TASK INSTRUCTIONS
Leave out the pictures and reproduce all of the data exactly.

• • • • • • •

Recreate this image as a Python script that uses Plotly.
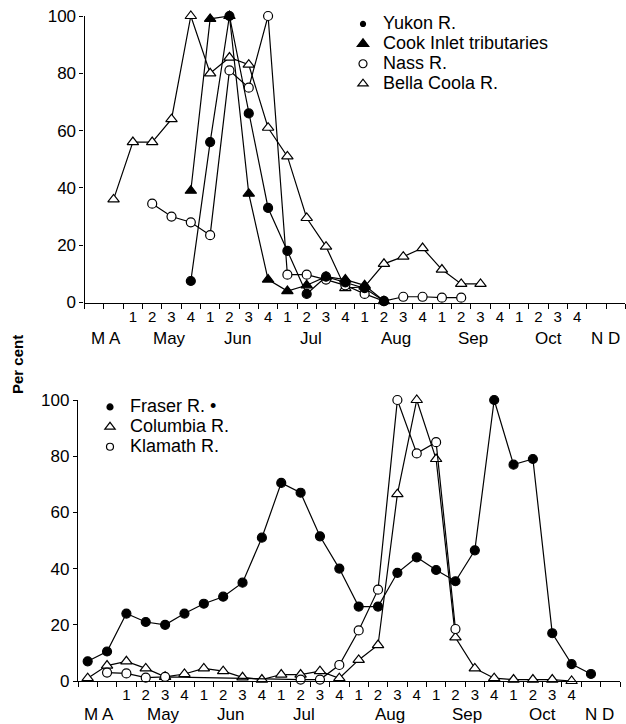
import plotly.graph_objects as go

# weekly bins: Mar, Apr, May 1-4 ... Oct 1-4, Nov, Dec
WEEKS = ["Mar", "Apr"] + [f"{m}{w}" for m in ["May", "Jun", "Jul", "Aug", "Sep", "Oct"] for w in (1, 2, 3, 4)] + ["Nov", "Dec"]
WEEK_TICKS = ["", ""] + ["1", "2", "3", "4"] * 6 + ["", ""]
MONTHS = ["M A", "May", "Jun", "Jul", "Aug", "Sep", "Oct", "N D"]
N = None

# upper panel (per cent of peak weekly catch)
yukon = [N, N, N, N, N, 7.5, 56, 100, 66, 33, 18, 3, 9, 7, 5, 0.5, N, N, N, N, N, N, N, N, N, N, N, N]
cook = [N, N, N, N, N, 39, 99, 100, 38, 8, 4, 6, 9, 8, 6, 0.5, N, N, N, N, N, N, N, N, N, N, N, N]
nass = [N, N, N, 34.5, 30, 28, 23.5, 81, 75, 100, 9.7, 9.7, 8, 6, 3, 0.5, 2, 2, 1.7, 1.7, N, N, N, N, N, N, N, N]
bella = [N, 36, 56, 56, 64, 100, 80, 85.5, 83, 61, 51, 29.5, 19.5, 5, 5.5, 13.5, 16, 19, 11.5, 6.5, 6.5, N, N, N, N, N, N, N]

# lower panel
fraser = [7, 10.5, 24, 21, 20, 24, 27.5, 30, 35, 51, 70.5, 67, 51.5, 40, 26.5, 26.5, 38.5, 44, 39.5, 35.5, 46.5, 100, 77, 79, 17, 6, 2.5, N]
columbia = [1, 5.5, 7, 4.5, 1.5, 2.5, 4.5, 3.5, 1.3, 0.5, 2.3, 2.3, 3.5, 1, 7.5, 12.8, 66.5, 100, 79, 15.5, 4.5, 1, 0.5, 0.5, 0.5, 0, N, N]
klamath = [N, 3, 2.7, 1.2, 1.5, N, N, N, N, N, N, 0.5, 0.5, 5.7, 18, 32.5, 100, 81, 85, 18.5, N, N, N, N, N, N, N, N]

centers = [i + 0.5 for i in range(len(WEEKS))]
month_pos = [1.1, 4.4, 7.9, 11.7, 16.1, 20.1, 24.0, 26.95]

FONT = "Liberation Sans, Arial, sans-serif"
W, H = 626, 724

fig = go.Figure()


def add_series(vals, symbol, fill, size, name, rank, xa, ya, leg, leg_size):
    fig.add_trace(go.Scatter(
        x=centers, y=vals, mode="lines+markers", connectgaps=True,
        line=dict(color="black", width=1.2),
        marker=dict(symbol=symbol, size=size, color=fill, line=dict(color="black", width=1.2)),
        xaxis=xa, yaxis=ya, showlegend=False, cliponaxis=False, hoverinfo="skip",
    ))
    # legend key: marker only; big text on a tight row pitch
    fig.add_trace(go.Scatter(
        x=[None], y=[None], mode="markers", legend=leg, legendrank=rank,
        name=f"<span style='font-size:18px'>{name}</span>",
        marker=dict(symbol=symbol, size=leg_size, color=fill, line=dict(color="black", width=1.2)),
        xaxis=xa, yaxis=ya,
    ))


# draw order so that filled markers sit on top
add_series(bella, "triangle-up", "white", 10, "Bella Coola R.", 4, "x", "y", "legend", 9)
add_series(nass, "circle", "white", 9, "Nass R.", 3, "x", "y", "legend", 8)
add_series(cook, "triangle-up", "black", 10, "Cook Inlet tributaries", 2, "x", "y", "legend", 10)
add_series(yukon, "circle", "black", 9, "Yukon R.", 1, "x", "y", "legend", 5)

add_series(columbia, "triangle-up", "white", 10, "Columbia R.", 2, "x2", "y2", "legend2", 9)
add_series(klamath, "circle", "white", 9, "Klamath R.", 3, "x2", "y2", "legend2", 7)
add_series(fraser, "circle", "black", 9, "Fraser R. •", 1, "x2", "y2", "legend2", 6)


def xaxis(domain, anchor):
    return dict(
        domain=domain, anchor=anchor, range=[0, 28], showgrid=False, zeroline=False,
        showline=True, linecolor="black", linewidth=1.3,
        tickmode="array", tickvals=centers, ticktext=WEEK_TICKS, ticks="",
        tickfont=dict(size=15, color="black", family=FONT),
        minor=dict(tickmode="array", tickvals=list(range(29)), ticks="outside",
                   ticklen=5, tickwidth=1.2, tickcolor="black"),
    )


def yaxis(domain, anchor):
    return dict(
        domain=domain, anchor=anchor, range=[0, 100], showgrid=False, zeroline=False,
        showline=True, linecolor="black", linewidth=1.3,
        tickvals=[0, 20, 40, 60, 80, 100], ticks="outside", ticklen=4, tickwidth=1.2,
        tickcolor="black", tickfont=dict(size=17, color="black", family=FONT),
    )


fig.update_layout(
    width=W, height=H,
    margin=dict(l=0, r=0, t=0, b=0, autoexpand=False),
    plot_bgcolor="white", paper_bgcolor="white",
    font=dict(family=FONT, color="black"),
    hovermode=False,
    xaxis=xaxis([84.6 / W, 0.999], "y"),
    yaxis=yaxis([1 - 302.5 / H, 1 - 16 / H], "x"),
    xaxis2=xaxis([78 / W, 620 / W], "y2"),
    yaxis2=yaxis([1 - 681 / H, 1 - 400 / H], "x2"),
    legend=dict(x=343 / W, y=1 - 9 / H, xanchor="left", yanchor="top", traceorder="normal",
                bgcolor="rgba(0,0,0,0)", font=dict(size=13, family=FONT), tracegroupgap=0),
    legend2=dict(x=90 / W, y=1 - 392 / H, xanchor="left", yanchor="top", traceorder="normal",
                 bgcolor="rgba(0,0,0,0)", font=dict(size=13, family=FONT), tracegroupgap=0),
)

# month names under the week numbers
for pos, label in zip(month_pos, MONTHS):
    fig.add_annotation(x=pos, y=1 - 338 / H, xref="x", yref="paper", text=label,
                       yanchor="middle", showarrow=False, font=dict(size=17, family=FONT))
    fig.add_annotation(x=pos, y=1 - 714 / H, xref="x2", yref="paper", text=label,
                       yanchor="middle", showarrow=False, font=dict(size=17, family=FONT))

fig.add_annotation(x=17 / W, y=1 - 365 / H, xref="paper", yref="paper", text="<b>Per cent</b>",
                   xanchor="center", yanchor="middle",
                   textangle=-90, showarrow=False, font=dict(size=15, family=FONT))

# page body has a default 8px margin; drop it so the figure fills the window
fig.write_html("out.html", config={"displayModeBar": False},
               post_script="document.body.style.margin='0';")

• • • • • • •

TASK OUTPUT
Recreate this image as a Python script that uses Plotly.
import plotly.graph_objects as go

# weekly bins: Mar, Apr, May 1-4 ... Oct 1-4, Nov, Dec
WEEKS = ["Mar", "Apr"] + [f"{m}{w}" for m in ["May", "Jun", "Jul", "Aug", "Sep", "Oct"] for w in (1, 2, 3, 4)] + ["Nov", "Dec"]
WEEK_TICKS = ["", ""] + ["1", "2", "3", "4"] * 6 + ["", ""]
MONTHS = ["M A", "May", "Jun", "Jul", "Aug", "Sep", "Oct", "N D"]
N = None

# upper panel (per cent of peak weekly catch)
yukon = [N, N, N, N, N, 7.5, 56, 100, 66, 33, 18, 3, 9, 7, 5, 0.5, N, N, N, N, N, N, N, N, N, N, N, N]
cook = [N, N, N, N, N, 39, 99, 100, 38, 8, 4, 6, 9, 8, 6, 0.5, N, N, N, N, N, N, N, N, N, N, N, N]
nass = [N, N, N, 34.5, 30, 28, 23.5, 81, 75, 100, 9.7, 9.7, 8, 6, 3, 0.5, 2, 2, 1.7, 1.7, N, N, N, N, N, N, N, N]
bella = [N, 36, 56, 56, 64, 100, 80, 85.5, 83, 61, 51, 29.5, 19.5, 5, 5.5, 13.5, 16, 19, 11.5, 6.5, 6.5, N, N, N, N, N, N, N]

# lower panel
fraser = [7, 10.5, 24, 21, 20, 24, 27.5, 30, 35, 51, 70.5, 67, 51.5, 40, 26.5, 26.5, 38.5, 44, 39.5, 35.5, 46.5, 100, 77, 79, 17, 6, 2.5, N]
columbia = [1, 5.5, 7, 4.5, 1.5, 2.5, 4.5, 3.5, 1.3, 0.5, 2.3, 2.3, 3.5, 1, 7.5, 12.8, 66.5, 100, 79, 15.5, 4.5, 1, 0.5, 0.5, 0.5, 0, N, N]
klamath = [N, 3, 2.7, 1.2, 1.5, N, N, N, N, N, N, 0.5, 0.5, 5.7, 18, 32.5, 100, 81, 85, 18.5, N, N, N, N, N, N, N, N]

centers = [i + 0.5 for i in range(len(WEEKS))]
month_pos = [1.1, 4.4, 7.9, 11.7, 16.1, 20.1, 24.0, 26.95]

FONT = "Liberation Sans, Arial, sans-serif"
W, H = 626, 724

fig = go.Figure()


def add_series(vals, symbol, fill, size, name, rank, xa, ya, leg, leg_size):
    fig.add_trace(go.Scatter(
        x=centers, y=vals, mode="lines+markers", connectgaps=True,
        line=dict(color="black", width=1.2),
        marker=dict(symbol=symbol, size=size, color=fill, line=dict(color="black", width=1.2)),
        xaxis=xa, yaxis=ya, showlegend=False, cliponaxis=False, hoverinfo="skip",
    ))
    # legend key: marker only; big text on a tight row pitch
    fig.add_trace(go.Scatter(
        x=[None], y=[None], mode="markers", legend=leg, legendrank=rank,
        name=f"<span style='font-size:18px'>{name}</span>",
        marker=dict(symbol=symbol, size=leg_size, color=fill, line=dict(color="black", width=1.2)),
        xaxis=xa, yaxis=ya,
    ))


# draw order so that filled markers sit on top
add_series(bella, "triangle-up", "white", 10, "Bella Coola R.", 4, "x", "y", "legend", 9)
add_series(nass, "circle", "white", 9, "Nass R.", 3, "x", "y", "legend", 8)
add_series(cook, "triangle-up", "black", 10, "Cook Inlet tributaries", 2, "x", "y", "legend", 10)
add_series(yukon, "circle", "black", 9, "Yukon R.", 1, "x", "y", "legend", 5)

add_series(columbia, "triangle-up", "white", 10, "Columbia R.", 2, "x2", "y2", "legend2", 9)
add_series(klamath, "circle", "white", 9, "Klamath R.", 3, "x2", "y2", "legend2", 7)
add_series(fraser, "circle", "black", 9, "Fraser R. •", 1, "x2", "y2", "legend2", 6)


def xaxis(domain, anchor):
    return dict(
        domain=domain, anchor=anchor, range=[0, 28], showgrid=False, zeroline=False,
        showline=True, linecolor="black", linewidth=1.3,
        tickmode="array", tickvals=centers, ticktext=WEEK_TICKS, ticks="",
        tickfont=dict(size=15, color="black", family=FONT),
        minor=dict(tickmode="array", tickvals=list(range(29)), ticks="outside",
                   ticklen=5, tickwidth=1.2, tickcolor="black"),
    )


def yaxis(domain, anchor):
    return dict(
        domain=domain, anchor=anchor, range=[0, 100], showgrid=False, zeroline=False,
        showline=True, linecolor="black", linewidth=1.3,
        tickvals=[0, 20, 40, 60, 80, 100], ticks="outside", ticklen=4, tickwidth=1.2,
        tickcolor="black", tickfont=dict(size=17, color="black", family=FONT),
    )


fig.update_layout(
    width=W, height=H,
    margin=dict(l=0, r=0, t=0, b=0, autoexpand=False),
    plot_bgcolor="white", paper_bgcolor="white",
    font=dict(family=FONT, color="black"),
    hovermode=False,
    xaxis=xaxis([84.6 / W, 0.999], "y"),
    yaxis=yaxis([1 - 302.5 / H, 1 - 16 / H], "x"),
    xaxis2=xaxis([78 / W, 620 / W], "y2"),
    yaxis2=yaxis([1 - 681 / H, 1 - 400 / H], "x2"),
    legend=dict(x=343 / W, y=1 - 9 / H, xanchor="left", yanchor="top", traceorder="normal",
                bgcolor="rgba(0,0,0,0)", font=dict(size=13, family=FONT), tracegroupgap=0),
    legend2=dict(x=90 / W, y=1 - 392 / H, xanchor="left", yanchor="top", traceorder="normal",
                 bgcolor="rgba(0,0,0,0)", font=dict(size=13, family=FONT), tracegroupgap=0),
)

# month names under the week numbers
for pos, label in zip(month_pos, MONTHS):
    fig.add_annotation(x=pos, y=1 - 338 / H, xref="x", yref="paper", text=label,
                       yanchor="middle", showarrow=False, font=dict(size=17, family=FONT))
    fig.add_annotation(x=pos, y=1 - 714 / H, xref="x2", yref="paper", text=label,
                       yanchor="middle", showarrow=False, font=dict(size=17, family=FONT))

fig.add_annotation(x=17 / W, y=1 - 365 / H, xref="paper", yref="paper", text="<b>Per cent</b>",
                   xanchor="center", yanchor="middle",
                   textangle=-90, showarrow=False, font=dict(size=15, family=FONT))

# page body has a default 8px margin; drop it so the figure fills the window
fig.write_html("out.html", config={"displayModeBar": False},
               post_script="document.body.style.margin='0';")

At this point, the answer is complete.